Monday, August 11, 2014

The new Iraq War, continuing decades of ill-considered involvement

Steven Simon in Iraq: Another 30 Years? MSNBC 08/11/2014 writes: "Whether and how the Iraqi state evolves during this crisis might well determine whether the U.S. is looking at yet another 30 years."

John McCain's ill-considered crack in the 2008 campaign that we might be in Iraq for another 100 years is starting to look more realistic.

That also means possibly decades more of hearing our leaders talk like this: McCain 100 Years in Iraq 1/3/2008. The 100-year part starts about 4:15.
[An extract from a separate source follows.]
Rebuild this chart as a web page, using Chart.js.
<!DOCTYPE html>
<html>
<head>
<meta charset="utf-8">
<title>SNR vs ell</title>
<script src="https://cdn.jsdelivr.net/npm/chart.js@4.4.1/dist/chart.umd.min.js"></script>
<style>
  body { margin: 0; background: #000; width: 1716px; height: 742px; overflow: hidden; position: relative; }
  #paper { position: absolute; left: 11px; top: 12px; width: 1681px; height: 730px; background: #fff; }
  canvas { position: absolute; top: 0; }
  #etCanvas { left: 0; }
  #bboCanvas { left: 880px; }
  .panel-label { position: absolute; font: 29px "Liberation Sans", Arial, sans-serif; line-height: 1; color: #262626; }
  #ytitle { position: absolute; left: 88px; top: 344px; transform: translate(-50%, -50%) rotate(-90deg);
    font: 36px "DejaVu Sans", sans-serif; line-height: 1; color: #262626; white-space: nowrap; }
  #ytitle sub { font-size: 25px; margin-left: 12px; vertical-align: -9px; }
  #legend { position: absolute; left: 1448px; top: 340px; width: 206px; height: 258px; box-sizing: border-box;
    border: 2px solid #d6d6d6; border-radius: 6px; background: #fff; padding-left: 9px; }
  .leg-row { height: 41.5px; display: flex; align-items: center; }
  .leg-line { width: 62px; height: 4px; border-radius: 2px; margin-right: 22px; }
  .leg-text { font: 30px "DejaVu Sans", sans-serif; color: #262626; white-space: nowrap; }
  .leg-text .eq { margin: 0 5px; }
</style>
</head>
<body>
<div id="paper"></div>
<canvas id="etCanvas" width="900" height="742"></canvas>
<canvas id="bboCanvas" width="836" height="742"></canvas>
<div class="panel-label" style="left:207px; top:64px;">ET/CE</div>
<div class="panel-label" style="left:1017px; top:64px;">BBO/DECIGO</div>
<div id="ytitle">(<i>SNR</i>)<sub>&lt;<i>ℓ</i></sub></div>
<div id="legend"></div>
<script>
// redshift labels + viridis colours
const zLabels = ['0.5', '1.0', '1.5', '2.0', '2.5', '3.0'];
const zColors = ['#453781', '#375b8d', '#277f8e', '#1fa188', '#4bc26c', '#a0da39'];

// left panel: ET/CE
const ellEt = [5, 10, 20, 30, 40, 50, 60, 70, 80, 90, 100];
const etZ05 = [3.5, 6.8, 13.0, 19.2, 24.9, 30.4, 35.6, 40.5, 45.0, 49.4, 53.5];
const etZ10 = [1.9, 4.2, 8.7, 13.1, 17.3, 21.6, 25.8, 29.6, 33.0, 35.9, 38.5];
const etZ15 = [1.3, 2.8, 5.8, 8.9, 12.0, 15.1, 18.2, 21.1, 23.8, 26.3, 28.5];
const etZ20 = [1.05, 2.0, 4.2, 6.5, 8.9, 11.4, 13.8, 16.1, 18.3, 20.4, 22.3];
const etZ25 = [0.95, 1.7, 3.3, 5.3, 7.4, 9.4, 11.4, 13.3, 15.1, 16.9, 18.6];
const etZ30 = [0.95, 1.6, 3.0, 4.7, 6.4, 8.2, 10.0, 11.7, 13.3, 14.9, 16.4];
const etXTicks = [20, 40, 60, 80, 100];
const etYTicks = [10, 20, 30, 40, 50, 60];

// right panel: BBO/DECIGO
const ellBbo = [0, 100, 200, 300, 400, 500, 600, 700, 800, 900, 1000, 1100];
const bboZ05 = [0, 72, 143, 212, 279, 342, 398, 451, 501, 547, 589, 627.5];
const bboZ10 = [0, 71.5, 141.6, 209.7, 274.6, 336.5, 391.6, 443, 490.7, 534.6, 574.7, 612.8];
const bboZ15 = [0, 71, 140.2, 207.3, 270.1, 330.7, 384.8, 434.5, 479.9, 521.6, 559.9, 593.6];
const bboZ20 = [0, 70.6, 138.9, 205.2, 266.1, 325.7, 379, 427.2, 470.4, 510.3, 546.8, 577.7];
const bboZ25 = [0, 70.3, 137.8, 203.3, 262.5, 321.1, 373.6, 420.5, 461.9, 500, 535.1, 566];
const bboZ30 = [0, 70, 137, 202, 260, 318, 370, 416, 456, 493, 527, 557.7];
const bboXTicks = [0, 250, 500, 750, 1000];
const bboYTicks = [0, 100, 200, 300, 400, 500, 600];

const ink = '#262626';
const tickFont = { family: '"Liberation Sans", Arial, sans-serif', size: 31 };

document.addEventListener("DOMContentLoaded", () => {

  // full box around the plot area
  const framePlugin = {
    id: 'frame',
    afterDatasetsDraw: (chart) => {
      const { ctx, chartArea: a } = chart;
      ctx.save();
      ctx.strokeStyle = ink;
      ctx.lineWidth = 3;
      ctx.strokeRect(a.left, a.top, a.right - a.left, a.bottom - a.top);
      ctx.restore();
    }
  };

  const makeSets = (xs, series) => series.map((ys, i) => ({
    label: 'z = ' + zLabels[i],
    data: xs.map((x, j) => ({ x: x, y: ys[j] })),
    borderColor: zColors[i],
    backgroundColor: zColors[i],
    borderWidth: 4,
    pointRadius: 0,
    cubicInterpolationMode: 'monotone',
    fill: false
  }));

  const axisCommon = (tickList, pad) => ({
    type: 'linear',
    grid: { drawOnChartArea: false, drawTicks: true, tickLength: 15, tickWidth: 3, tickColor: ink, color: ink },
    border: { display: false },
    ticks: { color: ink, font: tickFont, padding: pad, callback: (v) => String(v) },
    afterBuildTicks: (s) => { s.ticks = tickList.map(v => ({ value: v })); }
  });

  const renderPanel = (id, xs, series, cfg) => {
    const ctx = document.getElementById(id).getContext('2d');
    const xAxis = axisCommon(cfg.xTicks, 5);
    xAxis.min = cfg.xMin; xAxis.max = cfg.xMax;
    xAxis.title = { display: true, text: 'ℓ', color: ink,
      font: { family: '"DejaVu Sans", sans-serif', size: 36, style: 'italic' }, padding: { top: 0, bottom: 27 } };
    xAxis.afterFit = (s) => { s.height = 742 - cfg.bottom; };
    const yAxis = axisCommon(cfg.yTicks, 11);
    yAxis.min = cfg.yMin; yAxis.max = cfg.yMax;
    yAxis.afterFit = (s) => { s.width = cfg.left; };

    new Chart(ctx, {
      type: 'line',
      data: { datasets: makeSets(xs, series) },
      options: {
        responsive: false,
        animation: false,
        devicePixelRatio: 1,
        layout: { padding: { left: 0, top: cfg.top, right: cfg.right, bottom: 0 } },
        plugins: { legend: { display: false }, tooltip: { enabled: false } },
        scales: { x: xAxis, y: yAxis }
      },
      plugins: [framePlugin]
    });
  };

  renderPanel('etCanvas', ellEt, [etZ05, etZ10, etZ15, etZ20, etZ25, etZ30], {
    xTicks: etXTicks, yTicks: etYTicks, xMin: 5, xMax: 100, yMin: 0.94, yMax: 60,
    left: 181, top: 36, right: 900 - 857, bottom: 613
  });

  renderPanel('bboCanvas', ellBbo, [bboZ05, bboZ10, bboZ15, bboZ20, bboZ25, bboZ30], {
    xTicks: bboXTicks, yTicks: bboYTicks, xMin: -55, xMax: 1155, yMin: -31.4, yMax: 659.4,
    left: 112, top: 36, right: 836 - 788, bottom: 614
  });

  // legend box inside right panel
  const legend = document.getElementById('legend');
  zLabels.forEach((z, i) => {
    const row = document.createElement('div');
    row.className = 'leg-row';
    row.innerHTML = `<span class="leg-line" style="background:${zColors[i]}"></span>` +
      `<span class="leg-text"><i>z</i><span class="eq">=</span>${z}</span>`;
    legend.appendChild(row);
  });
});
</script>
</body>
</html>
I like Simon's concise summary of US-Iraq relations in recent decades:

From 1984 to 1990, the two were allies of convenience against the revolutionary Shi'ism of Khomeini’s Iran; between 1990 and 2000 they were foes struggling over the regional order; during the early years of the new millennium, 2001-2003, the U.S. targeted Iraq as the enemy in a dramatic U.S. counter-terrorism campaign provoked by 9/11; since then, the US and Iraq have resumed their awkward alliance against Islamic extremism - but primarily Sunni this time rather than Shi'a. It has been quite a ride.
Reidar Visser also looks back on actual historical experience in Obama's Fools Errand: Why the Bombing Campaign Won't Fix Iraq Foreign Affairs 08/11/2014:

Obama declares that he does not want to be dragged into another Iraq war. But it is not like this war came from nowhere. It is, in fact, the same one that he tried to finish in 2010–11 by papering over glaring holes in the Iraqi government and then abruptly leaving. Iraq wasn't fixed then, and probably won't be until the United States fundamentally rethinks its policies, particularly how to balance perceived sectarian interests with broader national agendas in Iraq.
President Obama made another statement on his Iraq War today, Statement by the President on Iraq 08/11/2014. It mainly seems to have been for the purpose to demonstratively taking sides with Haider al-Abadi, the Administration's preferred selection as Prime Minister. If al-Abadi manages to take his office as Prime Minister, I wonder how many years it will take him to knife the US in the back. (Months? Weeks?) Any Prime Minister is likely to have big differences with the US over our obviously disproportionate support for the separatist minded Kurdish forces.